►

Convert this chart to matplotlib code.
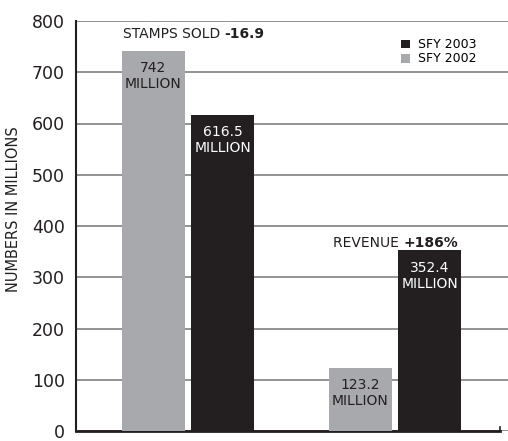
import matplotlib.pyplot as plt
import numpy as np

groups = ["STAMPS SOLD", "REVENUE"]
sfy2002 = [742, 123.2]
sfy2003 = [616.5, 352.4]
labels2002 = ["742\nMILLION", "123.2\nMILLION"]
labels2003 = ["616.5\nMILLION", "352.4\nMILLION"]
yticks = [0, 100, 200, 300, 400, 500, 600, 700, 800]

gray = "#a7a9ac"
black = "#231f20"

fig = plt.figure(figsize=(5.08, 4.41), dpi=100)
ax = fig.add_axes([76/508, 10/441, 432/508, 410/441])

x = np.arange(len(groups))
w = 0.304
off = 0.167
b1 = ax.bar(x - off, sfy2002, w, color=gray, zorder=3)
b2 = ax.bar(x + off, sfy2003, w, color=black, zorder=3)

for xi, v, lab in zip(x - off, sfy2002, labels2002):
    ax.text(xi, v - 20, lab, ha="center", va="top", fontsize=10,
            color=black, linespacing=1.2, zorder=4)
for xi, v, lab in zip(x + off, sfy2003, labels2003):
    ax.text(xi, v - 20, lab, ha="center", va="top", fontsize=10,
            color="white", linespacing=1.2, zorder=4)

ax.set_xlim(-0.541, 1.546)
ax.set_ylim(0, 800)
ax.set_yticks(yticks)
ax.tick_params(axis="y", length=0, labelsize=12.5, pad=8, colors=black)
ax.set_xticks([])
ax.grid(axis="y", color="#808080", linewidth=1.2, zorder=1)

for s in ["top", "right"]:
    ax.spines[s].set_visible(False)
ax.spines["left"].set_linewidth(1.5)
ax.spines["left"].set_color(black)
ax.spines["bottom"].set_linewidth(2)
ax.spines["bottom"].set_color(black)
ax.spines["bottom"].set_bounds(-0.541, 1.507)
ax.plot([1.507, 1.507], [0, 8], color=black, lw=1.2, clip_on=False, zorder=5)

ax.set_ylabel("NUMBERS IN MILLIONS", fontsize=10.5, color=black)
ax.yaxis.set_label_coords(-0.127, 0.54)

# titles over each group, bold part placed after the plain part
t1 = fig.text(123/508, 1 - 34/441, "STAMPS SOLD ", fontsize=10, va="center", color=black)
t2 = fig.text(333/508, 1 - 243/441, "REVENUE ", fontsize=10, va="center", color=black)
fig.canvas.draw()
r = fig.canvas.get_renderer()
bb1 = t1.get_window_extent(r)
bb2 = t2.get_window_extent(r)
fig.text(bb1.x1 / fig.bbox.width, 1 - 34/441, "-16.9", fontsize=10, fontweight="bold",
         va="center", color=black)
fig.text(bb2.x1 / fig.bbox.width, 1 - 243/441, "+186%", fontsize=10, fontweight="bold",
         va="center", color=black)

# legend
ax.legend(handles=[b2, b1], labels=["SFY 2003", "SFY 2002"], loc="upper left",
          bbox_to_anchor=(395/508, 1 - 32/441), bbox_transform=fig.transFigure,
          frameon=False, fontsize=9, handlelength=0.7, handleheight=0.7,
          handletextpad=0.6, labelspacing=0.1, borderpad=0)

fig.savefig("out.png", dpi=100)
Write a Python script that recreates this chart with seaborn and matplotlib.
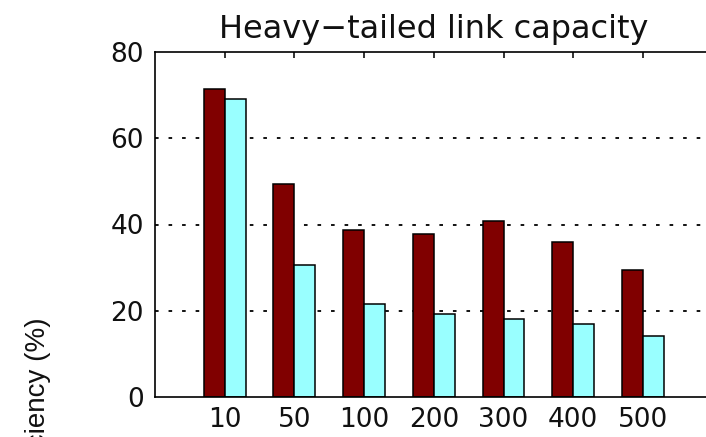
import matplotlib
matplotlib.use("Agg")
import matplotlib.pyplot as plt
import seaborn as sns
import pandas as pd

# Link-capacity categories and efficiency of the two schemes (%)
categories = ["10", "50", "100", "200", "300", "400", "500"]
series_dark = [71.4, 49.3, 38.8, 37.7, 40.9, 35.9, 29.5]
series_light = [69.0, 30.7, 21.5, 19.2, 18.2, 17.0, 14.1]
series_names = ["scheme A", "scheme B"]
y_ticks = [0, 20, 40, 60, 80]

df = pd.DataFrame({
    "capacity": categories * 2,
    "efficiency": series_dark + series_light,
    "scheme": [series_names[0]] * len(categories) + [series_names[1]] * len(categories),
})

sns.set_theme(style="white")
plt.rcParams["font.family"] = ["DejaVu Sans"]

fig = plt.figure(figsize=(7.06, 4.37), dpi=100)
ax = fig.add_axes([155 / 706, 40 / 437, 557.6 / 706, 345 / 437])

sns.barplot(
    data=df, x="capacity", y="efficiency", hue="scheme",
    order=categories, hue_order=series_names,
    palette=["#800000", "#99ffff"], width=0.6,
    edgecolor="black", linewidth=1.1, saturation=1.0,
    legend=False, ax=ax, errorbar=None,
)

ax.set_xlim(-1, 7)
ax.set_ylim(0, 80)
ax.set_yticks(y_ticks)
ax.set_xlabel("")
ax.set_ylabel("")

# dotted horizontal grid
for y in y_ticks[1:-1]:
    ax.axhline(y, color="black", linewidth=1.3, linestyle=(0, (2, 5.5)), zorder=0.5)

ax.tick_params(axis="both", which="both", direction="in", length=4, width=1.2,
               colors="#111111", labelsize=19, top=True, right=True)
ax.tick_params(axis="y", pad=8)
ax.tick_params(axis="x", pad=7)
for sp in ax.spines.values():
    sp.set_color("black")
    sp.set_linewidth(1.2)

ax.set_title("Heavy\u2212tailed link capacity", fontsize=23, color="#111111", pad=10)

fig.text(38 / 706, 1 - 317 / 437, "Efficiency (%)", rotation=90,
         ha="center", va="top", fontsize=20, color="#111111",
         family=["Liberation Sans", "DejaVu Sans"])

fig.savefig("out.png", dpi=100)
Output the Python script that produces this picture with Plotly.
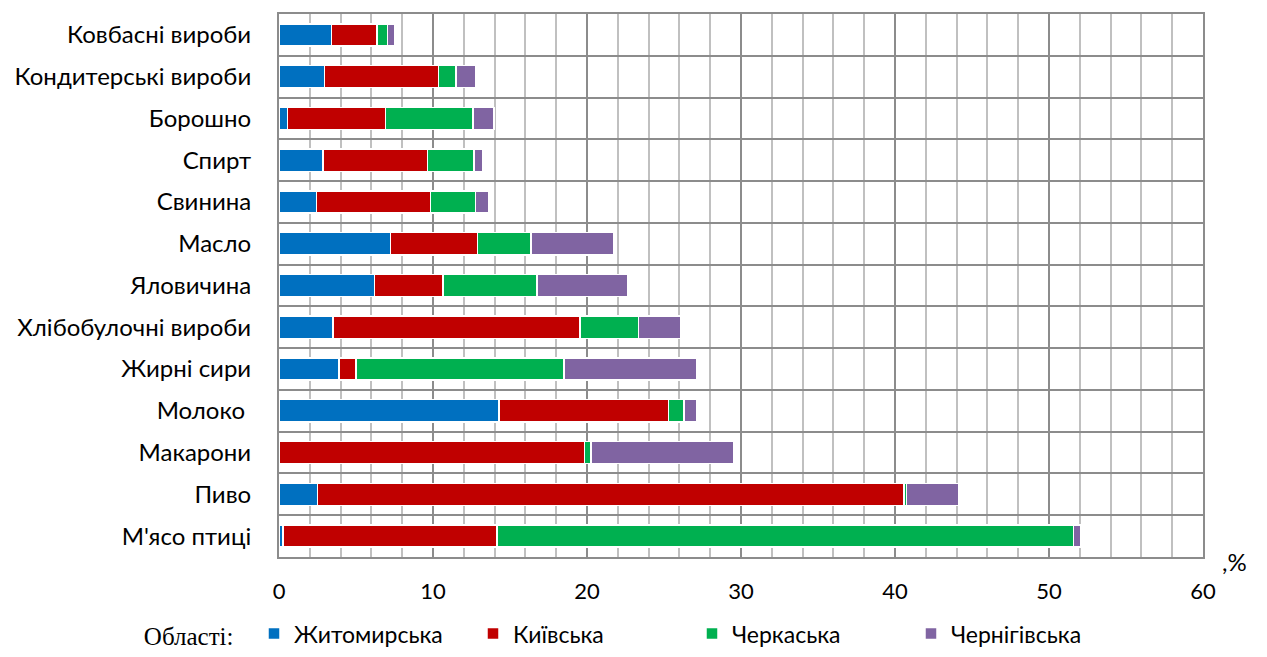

◄

Transcribe the listing in full. Omit the pictures and keep every line exact.

Convert this chart to matplotlib code.
import matplotlib.pyplot as plt
import numpy as np

groups = ["STAMPS SOLD", "REVENUE"]
sfy2002 = [742, 123.2]
sfy2003 = [616.5, 352.4]
labels2002 = ["742\nMILLION", "123.2\nMILLION"]
labels2003 = ["616.5\nMILLION", "352.4\nMILLION"]
yticks = [0, 100, 200, 300, 400, 500, 600, 700, 800]

gray = "#a7a9ac"
black = "#231f20"

fig = plt.figure(figsize=(5.08, 4.41), dpi=100)
ax = fig.add_axes([76/508, 10/441, 432/508, 410/441])

x = np.arange(len(groups))
w = 0.304
off = 0.167
b1 = ax.bar(x - off, sfy2002, w, color=gray, zorder=3)
b2 = ax.bar(x + off, sfy2003, w, color=black, zorder=3)

for xi, v, lab in zip(x - off, sfy2002, labels2002):
    ax.text(xi, v - 20, lab, ha="center", va="top", fontsize=10,
            color=black, linespacing=1.2, zorder=4)
for xi, v, lab in zip(x + off, sfy2003, labels2003):
    ax.text(xi, v - 20, lab, ha="center", va="top", fontsize=10,
            color="white", linespacing=1.2, zorder=4)

ax.set_xlim(-0.541, 1.546)
ax.set_ylim(0, 800)
ax.set_yticks(yticks)
ax.tick_params(axis="y", length=0, labelsize=12.5, pad=8, colors=black)
ax.set_xticks([])
ax.grid(axis="y", color="#808080", linewidth=1.2, zorder=1)

for s in ["top", "right"]:
    ax.spines[s].set_visible(False)
ax.spines["left"].set_linewidth(1.5)
ax.spines["left"].set_color(black)
ax.spines["bottom"].set_linewidth(2)
ax.spines["bottom"].set_color(black)
ax.spines["bottom"].set_bounds(-0.541, 1.507)
ax.plot([1.507, 1.507], [0, 8], color=black, lw=1.2, clip_on=False, zorder=5)

ax.set_ylabel("NUMBERS IN MILLIONS", fontsize=10.5, color=black)
ax.yaxis.set_label_coords(-0.127, 0.54)

# titles over each group, bold part placed after the plain part
t1 = fig.text(123/508, 1 - 34/441, "STAMPS SOLD ", fontsize=10, va="center", color=black)
t2 = fig.text(333/508, 1 - 243/441, "REVENUE ", fontsize=10, va="center", color=black)
fig.canvas.draw()
r = fig.canvas.get_renderer()
bb1 = t1.get_window_extent(r)
bb2 = t2.get_window_extent(r)
fig.text(bb1.x1 / fig.bbox.width, 1 - 34/441, "-16.9", fontsize=10, fontweight="bold",
         va="center", color=black)
fig.text(bb2.x1 / fig.bbox.width, 1 - 243/441, "+186%", fontsize=10, fontweight="bold",
         va="center", color=black)

# legend
ax.legend(handles=[b2, b1], labels=["SFY 2003", "SFY 2002"], loc="upper left",
          bbox_to_anchor=(395/508, 1 - 32/441), bbox_transform=fig.transFigure,
          frameon=False, fontsize=9, handlelength=0.7, handleheight=0.7,
          handletextpad=0.6, labelspacing=0.1, borderpad=0)

fig.savefig("out.png", dpi=100)
Write a Python script that recreates this chart with seaborn and matplotlib.
import matplotlib
matplotlib.use("Agg")
import matplotlib.pyplot as plt
import seaborn as sns
import pandas as pd

# Link-capacity categories and efficiency of the two schemes (%)
categories = ["10", "50", "100", "200", "300", "400", "500"]
series_dark = [71.4, 49.3, 38.8, 37.7, 40.9, 35.9, 29.5]
series_light = [69.0, 30.7, 21.5, 19.2, 18.2, 17.0, 14.1]
series_names = ["scheme A", "scheme B"]
y_ticks = [0, 20, 40, 60, 80]

df = pd.DataFrame({
    "capacity": categories * 2,
    "efficiency": series_dark + series_light,
    "scheme": [series_names[0]] * len(categories) + [series_names[1]] * len(categories),
})

sns.set_theme(style="white")
plt.rcParams["font.family"] = ["DejaVu Sans"]

fig = plt.figure(figsize=(7.06, 4.37), dpi=100)
ax = fig.add_axes([155 / 706, 40 / 437, 557.6 / 706, 345 / 437])

sns.barplot(
    data=df, x="capacity", y="efficiency", hue="scheme",
    order=categories, hue_order=series_names,
    palette=["#800000", "#99ffff"], width=0.6,
    edgecolor="black", linewidth=1.1, saturation=1.0,
    legend=False, ax=ax, errorbar=None,
)

ax.set_xlim(-1, 7)
ax.set_ylim(0, 80)
ax.set_yticks(y_ticks)
ax.set_xlabel("")
ax.set_ylabel("")

# dotted horizontal grid
for y in y_ticks[1:-1]:
    ax.axhline(y, color="black", linewidth=1.3, linestyle=(0, (2, 5.5)), zorder=0.5)

ax.tick_params(axis="both", which="both", direction="in", length=4, width=1.2,
               colors="#111111", labelsize=19, top=True, right=True)
ax.tick_params(axis="y", pad=8)
ax.tick_params(axis="x", pad=7)
for sp in ax.spines.values():
    sp.set_color("black")
    sp.set_linewidth(1.2)

ax.set_title("Heavy\u2212tailed link capacity", fontsize=23, color="#111111", pad=10)

fig.text(38 / 706, 1 - 317 / 437, "Efficiency (%)", rotation=90,
         ha="center", va="top", fontsize=20, color="#111111",
         family=["Liberation Sans", "DejaVu Sans"])

fig.savefig("out.png", dpi=100)
Output the Python script that produces this picture with Plotly.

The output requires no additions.